I have now found a happy medium back in America. I can lead a friend of mine who is a beginner and wants to learn. I was ready to kidnap her when she told me that when she gets married that she will want to swing dance for an hour every night with her husband. I'm just one chapter ahead of her in the book of swing, but that is enough for now. I'm hoping she won't go out swing dancing without me. An expert dancer could probably teach her in one night what it will take me months to learn, and I'd have to find a new beginner to experiment with.
My main dance partner now is a friend who (1) happens to be a professional dancer (2) who is also incredibly patient. She is Ginger Rogers teaching a beginner. I don't underestimate the importance of a patient woman who can also dance well. She has taught me more dance moves than my brain or feet are ready to comprehend yet. A few weeks ago she showed me, no kidding, nine different dance steps that are connected. As I tried to "lead" her through the steps, I felt like I was dancing in front of the kind of mirror at an amusement park that distorts your shape. I knew what things were supposed to look like but the mirror in my brain made everything look distorted. I did my best to lead her, but I think she could see from the befuddled look on my face that I was trying to catch nine rabbits at the same time. My brain, eyes and feet just weren't communicating. They seemed to be sabotaging one another.
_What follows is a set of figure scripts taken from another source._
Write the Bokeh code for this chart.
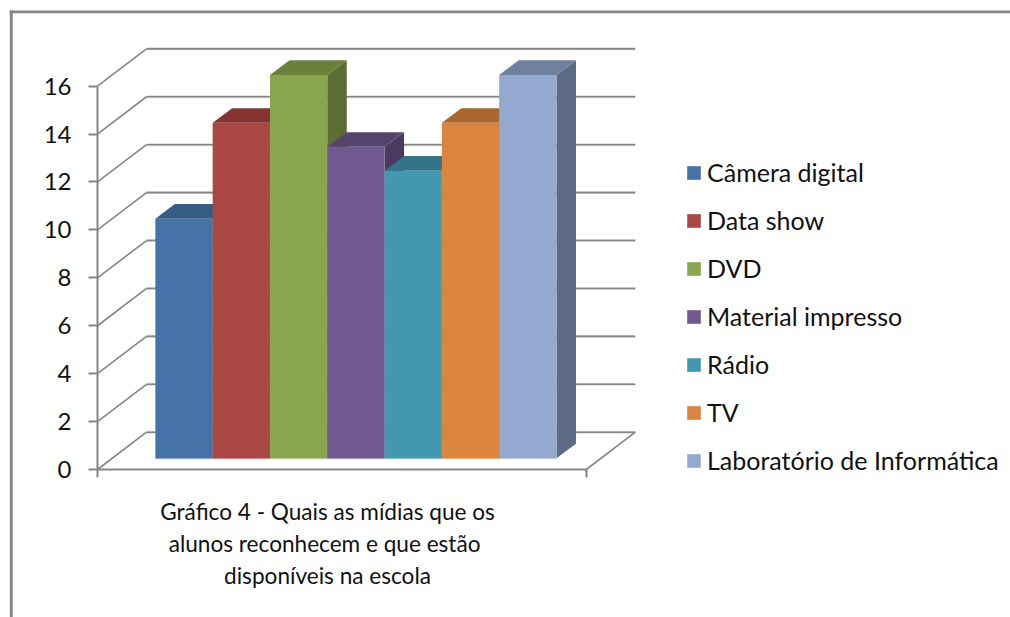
from bokeh.core.properties import value
from bokeh.embed import file_html
from bokeh.resources import INLINE
from bokeh.plotting import figure
from bokeh.models import FixedTicker, Legend, LegendItem, LinearAxis, Range1d

categories = ["Câmera digital", "Data show", "DVD", "Material impresso", "Rádio", "TV", "Laboratório de Informática"]
values = [10, 14, 16, 13, 12, 14, 16]
colors = ["#4572A7", "#AA4643", "#89A54E", "#71588F", "#4198AF", "#DB843D", "#93A9CF"]
top_colors = ["#355C85", "#843331", "#6A803B", "#57446E", "#327588", "#A9662F", "#70819F"]
side_colors = ["#2E4E72", "#722C2A", "#5B6D32", "#4B3A5F", "#2B6475", "#915828", "#5D6B85"]
y_ticks = [0, 2, 4, 6, 8, 10, 12, 14, 16]
caption = ["Gráfico 4 - Quais as mídias que os", "alunos reconhecem  e que estão", "disponíveis na escola"]

FONT = "Lato"
INK = "#111111"
GREY = "#868686"
W, H = 1010, 617
ORIGIN_X, ORIGIN_Y = 97, 469          # pixel position of the axes' crossing
UX, UY = 57.3, 23.96                  # pixels per category / per value unit
AXIS_END = 8.53
WALL_DX, WALL_DY = 49 / UX, 37.3 / UY
BAR_START, BAR_W = 1.01, 1.0
BASE = 0.47
BAR_DX, BAR_DY = 19.5 / UX, 14.6 / UY


def px(x):
    return (x - ORIGIN_X) / UX


def py(y):
    return (ORIGIN_Y - y) / UY


p = figure(width=W, height=H, output_backend="svg", toolbar_location=None,
           x_range=Range1d(px(0), px(W)), y_range=Range1d(py(H), py(0)),
           min_border=0, x_axis_type=None, y_axis_type=None)
p.grid.visible = False
p.outline_line_color = None
p.background_fill_color = "white"
p.border_fill_color = "white"

# chart-area border (top and left only)
p.quad(left=[px(9.3), px(9.3)], right=[px(W), px(12.3)], top=[py(10), py(10)], bottom=[py(12.7), py(H)],
       fill_color=GREY, line_color=None)


def style_axis(ax):
    ax.minor_tick_out = 0
    ax.minor_tick_in = 0
    ax.major_tick_in = 0
    ax.axis_line_color = GREY
    ax.axis_line_width = 2
    ax.major_tick_line_color = GREY
    ax.major_tick_line_width = 2


yaxis = LinearAxis(ticker=FixedTicker(ticks=y_ticks), bounds=(0, 16), fixed_location=0)
style_axis(yaxis)
yaxis.major_tick_out = 9
yaxis.major_label_text_font = FONT
yaxis.major_label_text_font_size = "24px"
yaxis.major_label_text_color = INK
yaxis.major_label_standoff = 17
p.add_layout(yaxis, "left")

xaxis = LinearAxis(ticker=FixedTicker(ticks=[0, AXIS_END]), bounds=(0, AXIS_END), fixed_location=0)
style_axis(xaxis)
xaxis.major_tick_out = 8
xaxis.major_label_text_color = None
xaxis.major_label_text_font_size = "1px"
p.add_layout(xaxis, "below")

# back wall gridlines with their slanted left-wall links
n = len(y_ticks)
back = [v + WALL_DY for v in y_ticks]
p.segment(x0=[WALL_DX] * n, x1=[AXIS_END + WALL_DX] * n, y0=back, y1=back, line_color="#DDDDDD", line_width=3)
p.segment(x0=[WALL_DX] * n, x1=[AXIS_END + WALL_DX] * n, y0=back, y1=back, line_color=GREY, line_width=1.6)
p.segment(x0=[0] * n, x1=[WALL_DX] * n, y0=y_ticks, y1=back, line_color=GREY, line_width=1.6)
p.segment(x0=[AXIS_END], x1=[AXIS_END + WALL_DX], y0=[0], y1=[WALL_DY], line_color=GREY, line_width=1.6)

# 3D bars
items = []
for i, (name, v) in enumerate(zip(categories, values)):
    x0 = BAR_START + i * BAR_W
    x1 = x0 + BAR_W
    y0 = BASE
    y1 = BASE + v
    p.patch([x1, x1 + BAR_DX, x1 + BAR_DX, x1], [y0, y0 + BAR_DY, y1 + BAR_DY, y1],
            fill_color=side_colors[i], line_color=None)
    p.patch([x0, x1, x1 + BAR_DX, x0 + BAR_DX], [y1, y1, y1 + BAR_DY, y1 + BAR_DY],
            fill_color=top_colors[i], line_color=None)
    r = p.quad(left=[x0], right=[x1], bottom=[y0], top=[y1], fill_color=colors[i], line_color=None)
    p.segment(x0=[x0], x1=[x1], y0=[y0], y1=[y0], line_color=colors[i], line_alpha=0.45, line_width=2)
    items.append(LegendItem(label=name, renderers=[r]))

legend = Legend(items=items, location=(685, 142), orientation="vertical",
                glyph_width=17, glyph_height=17, label_standoff=5, label_height=20, spacing=18,
                padding=0, margin=0, background_fill_alpha=0, border_line_color=None,
                label_text_font=FONT, label_text_font_size="25px", label_text_color=INK)
p.add_layout(legend, "center")

# caption under the axis
cap_y = [511, 543, 575]
p.text(x=[px(327)] * 3, y=[py(c) for c in cap_y], text=caption, text_align="center", text_baseline="middle",
       text_font=value(FONT), text_font_size="22.6px", text_color=INK)

open("out.html", "w").write(file_html(p, INLINE))
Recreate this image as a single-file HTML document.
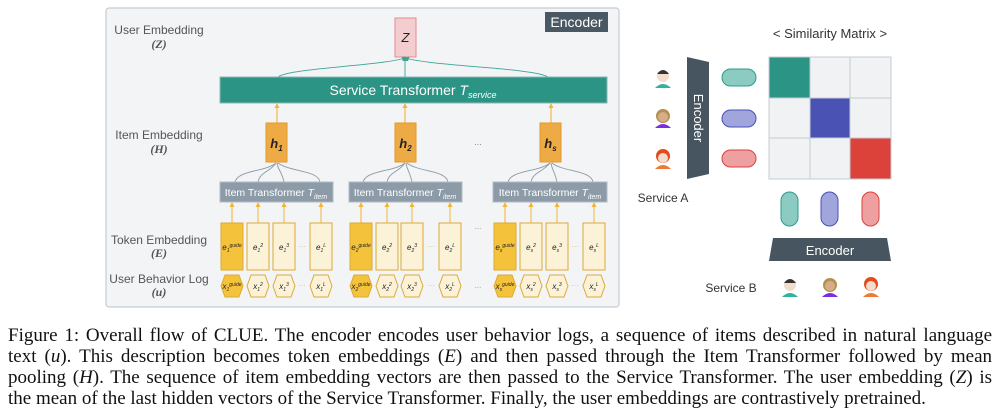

A few days ago she dumbed it down for me, teaching me fewer moves, going through the same steps until my brain and feet worked together. She insisted that she was having a good time and couldn't wait to go out again.
* * *
There is a video of me that I am doing my best to keep hidden, that thankfully only my Korean friends who don't speak much English have a copy of. I am wearing a t-shirt in Korean that reads "today is my birthday." It was actually the day after my birthday. I was dragged to the dance floor and had to dance for a few minutes with women while everyone else applauded and watched. The women would change every 15 to 30 seconds. It was tough, the music was fast. I remember being embarrassed because I didn't realize I would have to do that. I had only been swing dancing for about 6 weeks so I only knew a few moves.
Anyway, next time I'm in Seoul swing dancing, I may try to keep it a secret that is my birthday unless I'm actually good then.
* * *
There's a Korean word, han, that explains the unfulfilled frustration that a person feels. There apparently isn't an English equivalent to the word. As it is explained here: "No foreign word can adequately translate it, for it includes such different nuances as are conveyed by the words rancor, grudge, hatred, lamentation, regret, grief, pathos, self-pity, fate, mortification, etc. Han's exact meaning can only be grasped experientially."
My experience with swing hasn't been that serious but I will be happy when I am a good swing dancer.